Being a good Marine was low on my priority list as I delved deeper into the depths of faith. I begrudgingly suffered through training and rarely interacted with my brothers except when talking about God. Rather than take the opportunity to hone my skills with the radio, optimize my gear, mentor the junior Marines, read military history, brush up on combat lifesaver techniques, or take initiative in any way to better the chance of my own or my brother’s survival, I rested my head on my pack to listen to the ramblings of a preacher who would one day abandon his church after his elders found him guilty of plagiarism, siphoning church funds, and verbally abusing his staff behind closed doors. I must have assumed learning the hidden secrets of the Song of Solomon would serve me better on the battlefield than actually being good at my job. 

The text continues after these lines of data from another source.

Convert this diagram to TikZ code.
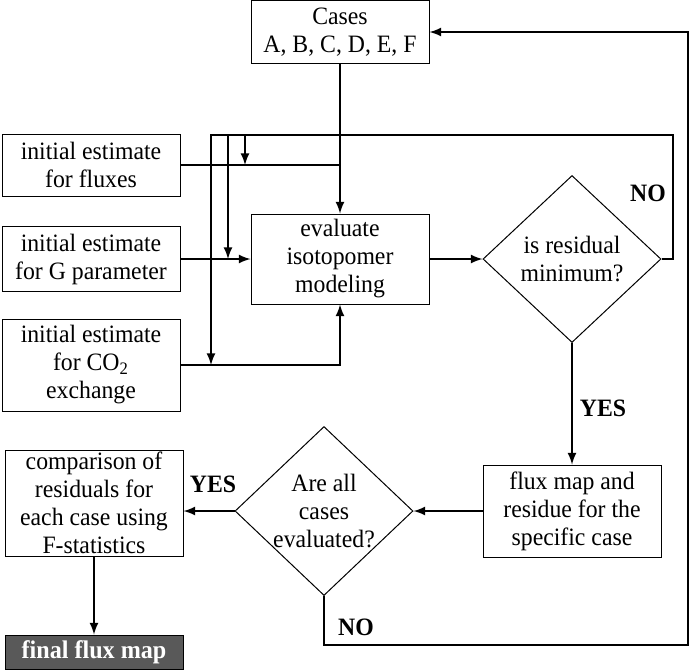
\documentclass[tikz,border=0pt]{standalone}
\usepackage{fontspec}
\setmainfont{Liberation Serif}[FakeStretch=0.95]
\usetikzlibrary{positioning,shapes,arrows}

\begin{document}
\begin{tikzpicture}
    [x=0.5pt,y=-0.5pt,
     every node/.style={draw, line width=0.5pt, align=center, inner sep=0pt, font=\fontsize{12.5}{14}\selectfont},
     box/.style={rectangle, minimum width=89pt},
     decide/.style={diamond, inner sep=-8pt, minimum width=89pt},
     lbl/.style={draw=none, font=\bfseries\fontsize{12.5}{14}\selectfont},
     flow/.style={-latex, line width=1pt}]
  \useasboundingbox (0,0) rectangle (690,671);

  \node[box, minimum height=31.5pt] (cases) at (340,32) {Cases\\A, B, C, D, E, F};
  \node[box, minimum height=31pt] (fluxes) at (91,165) {initial estimate\\for fluxes};
  \node[box, minimum height=32.5pt] (gpar) at (91,259) {initial estimate\\for G parameter};
  \node[box, minimum height=46pt] (co2) at (91,365) {initial estimate\\for CO\textsubscript{2}\\exchange};
  \node[box, minimum height=45pt] (eval) at (340,259) {evaluate\\isotopomer\\modeling};
  \node[decide, minimum height=83.5pt] (resid) at (572,259) {is residual\\minimum?};
  \node[box, minimum height=46pt] (fmap) at (572,511) {flux map and\\residue for the\\specific case};
  \node[decide, minimum height=84.5pt] (allc) at (324,511) {Are all\\cases\\evaluated?};
  \node[box, minimum height=53pt] (comp) at (94,503) {comparison of\\residuals for\\each case using\\F-statistics};
  \node[box, minimum height=17pt, fill=black!65, text=white, font=\bfseries\fontsize{12.7}{14}\selectfont] (final) at (94,652) {final flux map};

  \coordinate (loopR) at (673,135);
  \coordinate (loopL) at (211,135);
  \coordinate (tapG) at (228,135);
  \coordinate (tapF) at (245,135);
  \coordinate (backB) at (688,645);

  \draw[flow] (cases) -- (eval);
  \draw[line width=1pt] (fluxes.east) -- (fluxes.east -| eval.north);
  \draw[flow] (co2.east) -| (eval.south);
  \draw[flow] (resid.east) -| (loopR) -- (loopL) -- (loopL |- co2.east);
  \draw[flow] (tapG) -- (tapG |- gpar.east);
  \draw[flow] (tapF) -- (tapF |- fluxes.east);
  \draw[flow] (allc.west) -- (allc.west -| comp.east);
  \draw[flow] (allc.south) |- (backB) |- (cases.east);

  \foreach \from/\to in {gpar/eval, eval/resid, resid/fmap, fmap/allc, comp/final}
    \draw[flow] (\from) -- (\to);

  \node[lbl] (no1) at (648,193) {NO};
  \node[lbl] (yes1) at (603,408) {YES};
  \node[lbl] (yes2) at (213,484) {YES};
  \node[lbl] (no2) at (356,627) {NO};
\end{tikzpicture}
\end{document}
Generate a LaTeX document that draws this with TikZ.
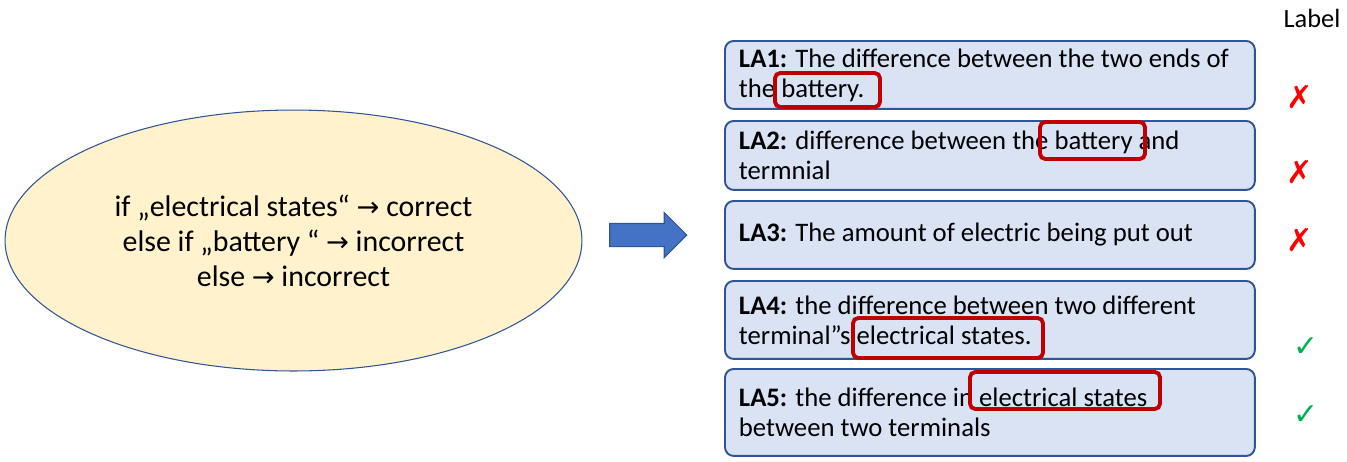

I pursued God to the detriment of those around me. In my blind pursuit, I forsook those who depended on me, thinking I was obeying a higher calling when in reality, I once again fell prey to my inclinations to escape. This time though, rather than melting my brain with video games,6 I clung to a baptized addiction, one that once again sheltered me from the world in front of me I so desperately wanted to avoid, the world that ironically, in that moment, was my God given calling. 

  1. A 500 gallon potable water tank on wheels.
  2. This is a term Marines use to describe the truth that the Marine Corps will always prioritize the Marine Corps.
  3. Any weapon that shoots a rocket has a danger zone called a backblast area. For example, when shooting a shoulder mounted rocket such as an AT-4, one must always check behind the tube of the rocket because the blast of pressure will wound or damage whatever is behind within a certain distance.
  4. TOW stands for Tube-launched, Optically-tracked, Wire-guided missile. It usually is mounted on a humvee and fires an armor penetrating rocket capable of destroying a tank. The TOW missile has a considerably large backblast area due to the size and power of the rocket.
  5. I join RTT platoon in blog post 37. Bowl of Veggies.
  6. See blog post 9. Alternate Reality.